Die Forschungsergebnisse zeigen ein großes Potenzial. Die Möglichkeit, Zeitkristalle zu steuern und mit anderen Systemen zu verbinden, öffnet die Tür für neue Technologien, die bisher nur in der Theorie existierten. Die weitere Erforschung dieser Phänomene könnte zu Innovationen in der Quantenphysik und darüber hinaus führen.
Blick in die Zukunft
Die Arbeit der Aalto-Universität ist ein wichtiger Meilenstein. Sie demonstriert nicht nur die grundlegende Möglichkeit der Kopplung von Zeitkristallen, sondern auch die praktische Anwendbarkeit der dabei gewonnenen Erkenntnisse. Diese Fortschritte sind grundlegend für die Entwicklung der nächsten Generation von Quantengeräten.

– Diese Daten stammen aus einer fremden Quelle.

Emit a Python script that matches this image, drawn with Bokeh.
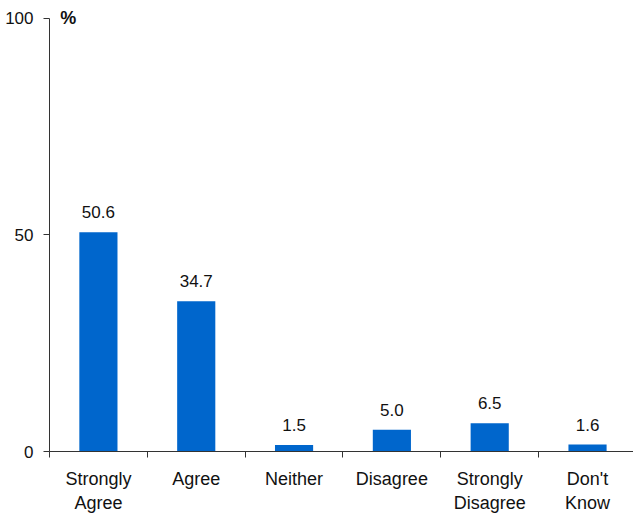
from bokeh.plotting import figure
from bokeh.models import Range1d, FixedTicker, Label, ColumnDataSource
from bokeh.core.properties import value as V
from bokeh.embed import file_html
from bokeh.resources import INLINE

categories = ["Strongly\nAgree", "Agree", "Neither", "Disagree", "Strongly\nDisagree", "Don't\nKnow"]
values = [50.6, 34.7, 1.5, 5.0, 6.5, 1.6]
value_labels = ["50.6", "34.7", "1.5", "5.0", "6.5", "1.6"]
y_ticks = [0, 50, 100]

FONT = "Liberation Sans"
BLUE = "#0066CC"
TXT = "#111111"

xs = [i + 0.5 for i in range(len(categories))]
src = ColumnDataSource(dict(x=xs, top=values, lab=value_labels))

p = figure(width=633, height=515, output_backend="svg", toolbar_location=None,
           x_range=Range1d(0, 5.97), y_range=Range1d(0, 103.44),
           min_border_left=49, min_border_right=0, min_border_top=3, min_border_bottom=61)
p.outline_line_color = None
p.grid.grid_line_color = None
p.background_fill_color = "white"
p.border_fill_color = "white"

p.vbar(x="x", top="top", bottom=0, width=0.39, source=src, color=BLUE, line_color=None)
p.text(x="x", y="top", text="lab", source=src, text_align="center", text_baseline="alphabetic",
       y_offset=-20, text_font=V(FONT), text_font_size="17px", text_color=TXT)

xa = p.xaxis[0]
xa.ticker = FixedTicker(ticks=xs, minor_ticks=list(range(len(categories) + 1)))
xa.major_label_overrides = {x: c for x, c in zip(xs, categories)}
xa.major_tick_line_color = None
xa.major_tick_out = 0
xa.major_tick_in = 0
xa.minor_tick_out = 6
xa.minor_tick_in = 0
xa.minor_tick_line_color = "#333333"
xa.axis_line_color = "#333333"
xa.major_label_standoff = 11
xa.major_label_text_font = FONT
xa.major_label_text_font_size = "18px"
xa.major_label_text_color = TXT

ya = p.yaxis[0]
ya.ticker = FixedTicker(ticks=y_ticks)
ya.bounds = (0, 100)
ya.minor_tick_line_color = None
ya.major_tick_out = 6
ya.major_tick_in = 0
ya.major_tick_line_color = "#333333"
ya.axis_line_color = "#333333"
ya.major_label_standoff = 10
ya.major_label_text_font = FONT
ya.major_label_text_font_size = "17px"
ya.major_label_text_color = TXT

p.add_layout(Label(x=0.11, y=100, text="%", text_baseline="middle", text_font=FONT,
                   text_font_size="18px", text_font_style="bold", text_color=TXT))

open("out.html", "w").write(file_html(p, INLINE))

Die Forschung an Zeitkristallen ist ein aktives Feld der Physik. Ihre einzigartigen Eigenschaften, insbesondere die Fähigkeit zur ewigen Bewegung ohne externe Energiezufuhr, machen sie zu idealen Kandidaten für Anwendungen, die höchste Präzision und Stabilität erfordern. Die kontinuierliche Arbeit in diesem Bereich wird entscheidend sein, um das volle Potenzial dieser faszinierenden Quantenphänomene auszuschöpfen.
Die Veröffentlichung in Nature Communications bestätigt die wissenschaftliche Relevanz und Genauigkeit der Studie. Mit weiteren Forschungen und Entwicklungen könnten Zeitkristalle in wenigen Jahren eine zentrale Rolle in der Quantentechnologie spielen.